Below are some entries. Copy each line that holds the string "this".

- Given entries
+ + +

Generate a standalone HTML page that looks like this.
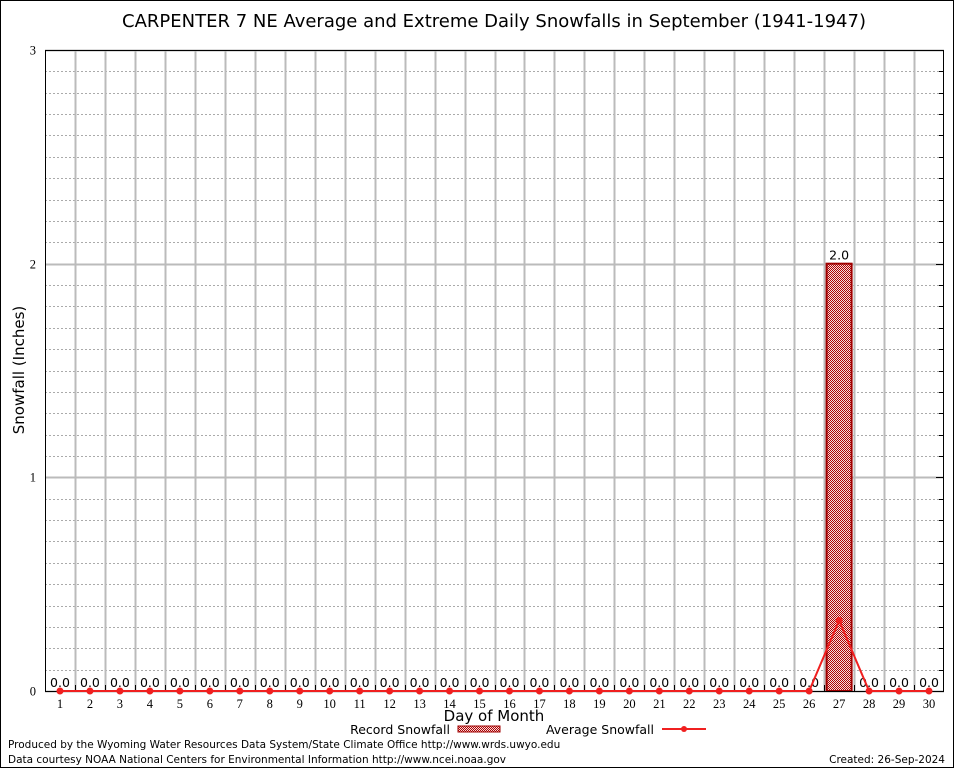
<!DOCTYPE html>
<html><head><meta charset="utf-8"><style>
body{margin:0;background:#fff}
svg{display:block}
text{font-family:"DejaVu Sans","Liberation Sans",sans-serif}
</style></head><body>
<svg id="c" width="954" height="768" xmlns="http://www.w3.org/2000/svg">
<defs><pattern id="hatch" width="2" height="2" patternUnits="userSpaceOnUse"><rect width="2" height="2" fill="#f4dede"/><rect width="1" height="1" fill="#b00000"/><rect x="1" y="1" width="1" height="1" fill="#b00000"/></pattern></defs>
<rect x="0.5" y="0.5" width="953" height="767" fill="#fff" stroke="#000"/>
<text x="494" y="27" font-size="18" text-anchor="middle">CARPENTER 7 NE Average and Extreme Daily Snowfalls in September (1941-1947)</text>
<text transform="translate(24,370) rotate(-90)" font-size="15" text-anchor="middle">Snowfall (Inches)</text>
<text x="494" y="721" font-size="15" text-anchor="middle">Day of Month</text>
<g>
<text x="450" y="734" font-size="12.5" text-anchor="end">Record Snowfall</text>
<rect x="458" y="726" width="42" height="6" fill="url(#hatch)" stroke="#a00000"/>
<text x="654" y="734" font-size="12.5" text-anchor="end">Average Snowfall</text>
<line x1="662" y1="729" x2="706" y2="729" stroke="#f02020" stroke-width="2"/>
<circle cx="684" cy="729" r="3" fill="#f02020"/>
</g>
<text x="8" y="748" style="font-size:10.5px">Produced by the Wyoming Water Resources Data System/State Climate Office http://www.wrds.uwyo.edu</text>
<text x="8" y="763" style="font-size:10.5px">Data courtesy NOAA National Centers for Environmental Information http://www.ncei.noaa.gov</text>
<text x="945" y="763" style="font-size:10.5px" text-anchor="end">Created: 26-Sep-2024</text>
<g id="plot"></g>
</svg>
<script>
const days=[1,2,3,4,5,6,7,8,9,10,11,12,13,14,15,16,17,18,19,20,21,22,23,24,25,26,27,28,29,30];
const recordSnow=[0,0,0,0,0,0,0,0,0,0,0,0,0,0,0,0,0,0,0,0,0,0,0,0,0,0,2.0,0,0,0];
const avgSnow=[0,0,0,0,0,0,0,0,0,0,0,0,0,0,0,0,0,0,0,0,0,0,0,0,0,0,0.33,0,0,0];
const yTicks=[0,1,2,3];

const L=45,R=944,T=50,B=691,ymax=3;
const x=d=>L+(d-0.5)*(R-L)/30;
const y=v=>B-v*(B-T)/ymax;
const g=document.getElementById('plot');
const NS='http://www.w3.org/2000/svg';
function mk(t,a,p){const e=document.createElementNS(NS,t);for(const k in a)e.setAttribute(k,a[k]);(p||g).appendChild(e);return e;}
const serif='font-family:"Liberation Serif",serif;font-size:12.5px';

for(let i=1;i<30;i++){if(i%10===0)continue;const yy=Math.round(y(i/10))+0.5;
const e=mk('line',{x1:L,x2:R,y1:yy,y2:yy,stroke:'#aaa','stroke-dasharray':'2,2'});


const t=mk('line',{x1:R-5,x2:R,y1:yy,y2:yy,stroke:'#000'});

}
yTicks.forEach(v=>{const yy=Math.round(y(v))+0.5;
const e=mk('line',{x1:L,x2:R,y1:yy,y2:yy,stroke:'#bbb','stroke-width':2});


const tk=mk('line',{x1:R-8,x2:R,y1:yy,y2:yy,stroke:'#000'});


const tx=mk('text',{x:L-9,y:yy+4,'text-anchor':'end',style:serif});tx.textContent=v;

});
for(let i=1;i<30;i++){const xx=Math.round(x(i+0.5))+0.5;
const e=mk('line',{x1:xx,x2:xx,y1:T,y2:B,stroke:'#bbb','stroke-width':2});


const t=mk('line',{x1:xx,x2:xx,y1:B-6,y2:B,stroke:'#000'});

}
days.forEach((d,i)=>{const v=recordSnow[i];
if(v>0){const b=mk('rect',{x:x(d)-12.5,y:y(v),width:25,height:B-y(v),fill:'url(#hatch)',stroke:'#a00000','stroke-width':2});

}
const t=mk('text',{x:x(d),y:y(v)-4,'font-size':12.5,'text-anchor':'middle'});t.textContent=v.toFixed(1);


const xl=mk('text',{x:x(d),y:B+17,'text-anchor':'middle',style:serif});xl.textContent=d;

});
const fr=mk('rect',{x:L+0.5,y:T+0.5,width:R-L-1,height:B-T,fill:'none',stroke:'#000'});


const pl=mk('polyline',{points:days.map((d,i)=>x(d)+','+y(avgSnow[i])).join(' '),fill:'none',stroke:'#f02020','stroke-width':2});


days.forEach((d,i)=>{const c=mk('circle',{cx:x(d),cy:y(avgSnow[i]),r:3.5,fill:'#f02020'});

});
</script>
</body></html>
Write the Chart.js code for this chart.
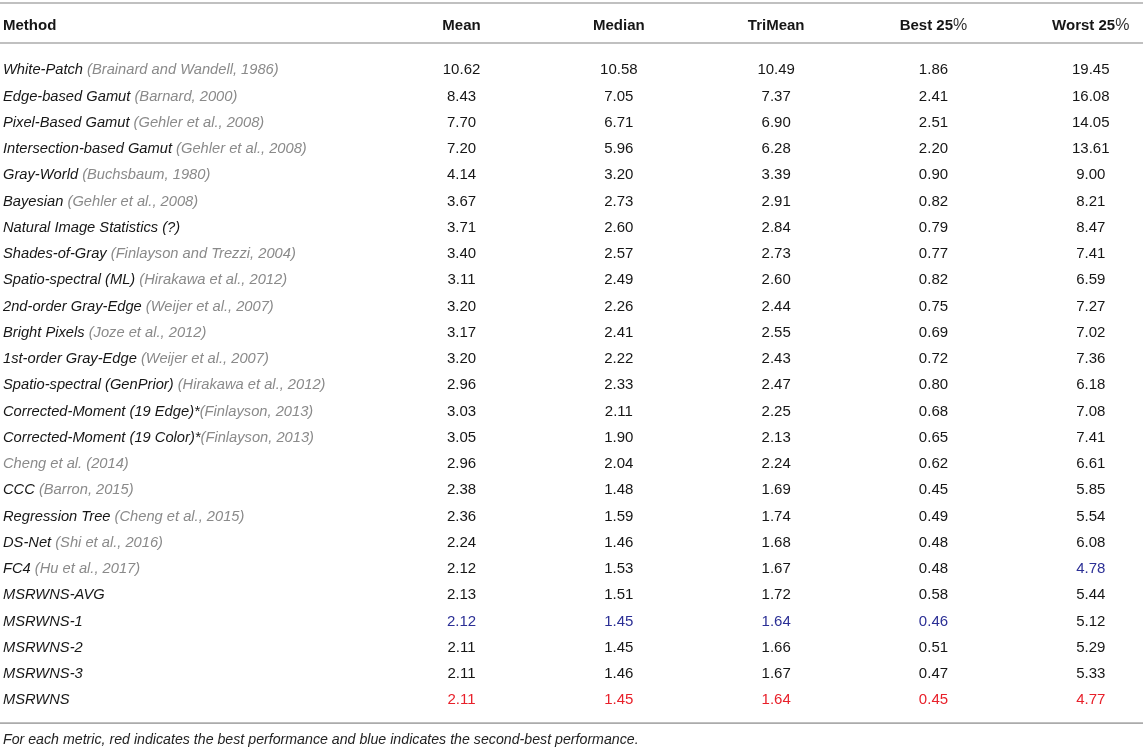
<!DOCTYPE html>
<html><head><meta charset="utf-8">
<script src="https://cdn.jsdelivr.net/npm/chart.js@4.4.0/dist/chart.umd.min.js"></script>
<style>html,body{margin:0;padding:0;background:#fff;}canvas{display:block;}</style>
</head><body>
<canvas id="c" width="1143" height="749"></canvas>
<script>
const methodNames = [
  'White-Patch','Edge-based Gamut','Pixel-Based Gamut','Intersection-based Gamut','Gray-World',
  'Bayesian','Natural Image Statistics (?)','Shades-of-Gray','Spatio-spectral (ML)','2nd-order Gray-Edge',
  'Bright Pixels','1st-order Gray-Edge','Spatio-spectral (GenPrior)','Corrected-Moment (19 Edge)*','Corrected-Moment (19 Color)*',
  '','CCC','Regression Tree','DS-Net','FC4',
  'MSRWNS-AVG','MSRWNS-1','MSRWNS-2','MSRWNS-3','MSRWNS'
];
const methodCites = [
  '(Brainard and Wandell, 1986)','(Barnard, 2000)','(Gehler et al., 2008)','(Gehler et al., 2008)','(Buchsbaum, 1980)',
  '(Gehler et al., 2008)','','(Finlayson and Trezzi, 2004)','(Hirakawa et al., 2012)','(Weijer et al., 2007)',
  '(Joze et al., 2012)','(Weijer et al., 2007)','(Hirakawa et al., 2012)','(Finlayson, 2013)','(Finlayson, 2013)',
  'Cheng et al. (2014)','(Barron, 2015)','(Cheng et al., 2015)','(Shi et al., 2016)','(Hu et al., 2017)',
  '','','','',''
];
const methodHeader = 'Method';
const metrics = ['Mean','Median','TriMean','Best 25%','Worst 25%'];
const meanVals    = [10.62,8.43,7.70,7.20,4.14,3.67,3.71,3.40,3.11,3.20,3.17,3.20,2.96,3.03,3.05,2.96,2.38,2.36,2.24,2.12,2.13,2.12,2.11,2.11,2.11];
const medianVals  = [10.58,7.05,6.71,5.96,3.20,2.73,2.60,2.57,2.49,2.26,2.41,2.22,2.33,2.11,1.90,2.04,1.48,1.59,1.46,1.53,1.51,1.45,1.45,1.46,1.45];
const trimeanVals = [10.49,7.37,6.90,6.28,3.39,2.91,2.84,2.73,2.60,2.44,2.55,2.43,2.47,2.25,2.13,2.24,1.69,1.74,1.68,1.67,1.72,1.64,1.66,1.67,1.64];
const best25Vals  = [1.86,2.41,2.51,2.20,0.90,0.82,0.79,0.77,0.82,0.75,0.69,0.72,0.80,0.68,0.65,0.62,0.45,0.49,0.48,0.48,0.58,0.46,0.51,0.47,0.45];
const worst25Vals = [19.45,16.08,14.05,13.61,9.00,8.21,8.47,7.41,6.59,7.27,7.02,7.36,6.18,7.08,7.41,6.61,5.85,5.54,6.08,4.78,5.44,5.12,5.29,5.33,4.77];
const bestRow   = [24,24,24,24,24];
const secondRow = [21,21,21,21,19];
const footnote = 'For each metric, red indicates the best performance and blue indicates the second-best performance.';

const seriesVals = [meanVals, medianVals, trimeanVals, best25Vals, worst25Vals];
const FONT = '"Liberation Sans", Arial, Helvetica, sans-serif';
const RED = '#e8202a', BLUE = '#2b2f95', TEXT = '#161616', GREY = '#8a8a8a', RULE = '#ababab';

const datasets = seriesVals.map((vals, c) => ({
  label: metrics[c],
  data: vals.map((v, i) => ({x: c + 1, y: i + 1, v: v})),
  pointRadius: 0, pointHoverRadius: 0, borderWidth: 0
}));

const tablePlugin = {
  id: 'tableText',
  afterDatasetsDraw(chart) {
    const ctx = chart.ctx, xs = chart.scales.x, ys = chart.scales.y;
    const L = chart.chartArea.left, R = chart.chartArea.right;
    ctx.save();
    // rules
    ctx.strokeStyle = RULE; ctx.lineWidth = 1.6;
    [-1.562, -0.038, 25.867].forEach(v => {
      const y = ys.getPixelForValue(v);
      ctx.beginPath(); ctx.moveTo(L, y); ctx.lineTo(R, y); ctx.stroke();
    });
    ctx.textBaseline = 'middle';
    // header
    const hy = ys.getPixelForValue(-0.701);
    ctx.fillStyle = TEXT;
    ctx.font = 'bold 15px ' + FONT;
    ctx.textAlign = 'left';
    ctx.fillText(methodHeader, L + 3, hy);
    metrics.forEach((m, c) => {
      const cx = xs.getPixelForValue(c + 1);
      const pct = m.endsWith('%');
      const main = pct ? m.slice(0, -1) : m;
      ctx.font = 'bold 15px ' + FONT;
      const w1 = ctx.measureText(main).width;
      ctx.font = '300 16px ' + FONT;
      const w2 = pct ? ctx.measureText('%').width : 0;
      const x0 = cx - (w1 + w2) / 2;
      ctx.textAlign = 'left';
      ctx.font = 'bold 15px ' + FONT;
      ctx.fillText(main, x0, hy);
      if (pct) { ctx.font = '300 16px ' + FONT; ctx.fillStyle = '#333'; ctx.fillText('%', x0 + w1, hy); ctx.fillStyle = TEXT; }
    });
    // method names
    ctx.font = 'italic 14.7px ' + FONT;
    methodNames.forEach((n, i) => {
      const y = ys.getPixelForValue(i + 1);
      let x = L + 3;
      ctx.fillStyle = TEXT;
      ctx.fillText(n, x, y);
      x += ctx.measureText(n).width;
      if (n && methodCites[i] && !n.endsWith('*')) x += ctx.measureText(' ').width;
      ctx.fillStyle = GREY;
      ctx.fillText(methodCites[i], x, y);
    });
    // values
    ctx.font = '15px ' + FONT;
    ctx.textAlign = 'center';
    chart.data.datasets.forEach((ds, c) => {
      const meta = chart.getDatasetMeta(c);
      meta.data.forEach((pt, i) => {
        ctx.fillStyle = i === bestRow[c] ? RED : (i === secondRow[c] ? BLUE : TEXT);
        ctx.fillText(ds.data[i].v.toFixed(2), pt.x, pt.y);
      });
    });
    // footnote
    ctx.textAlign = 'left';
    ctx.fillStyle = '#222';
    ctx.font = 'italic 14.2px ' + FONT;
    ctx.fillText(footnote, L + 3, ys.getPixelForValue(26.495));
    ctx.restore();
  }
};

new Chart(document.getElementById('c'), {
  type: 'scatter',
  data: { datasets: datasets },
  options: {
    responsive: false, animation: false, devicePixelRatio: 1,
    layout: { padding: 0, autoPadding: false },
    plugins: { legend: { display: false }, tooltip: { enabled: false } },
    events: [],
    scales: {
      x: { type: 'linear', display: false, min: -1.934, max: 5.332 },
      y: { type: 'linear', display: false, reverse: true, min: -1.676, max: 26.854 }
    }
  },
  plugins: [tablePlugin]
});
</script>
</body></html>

+ + +

- Response below
Generate a standalone HTML page that looks like this.
Write the Chart.js code for this chart.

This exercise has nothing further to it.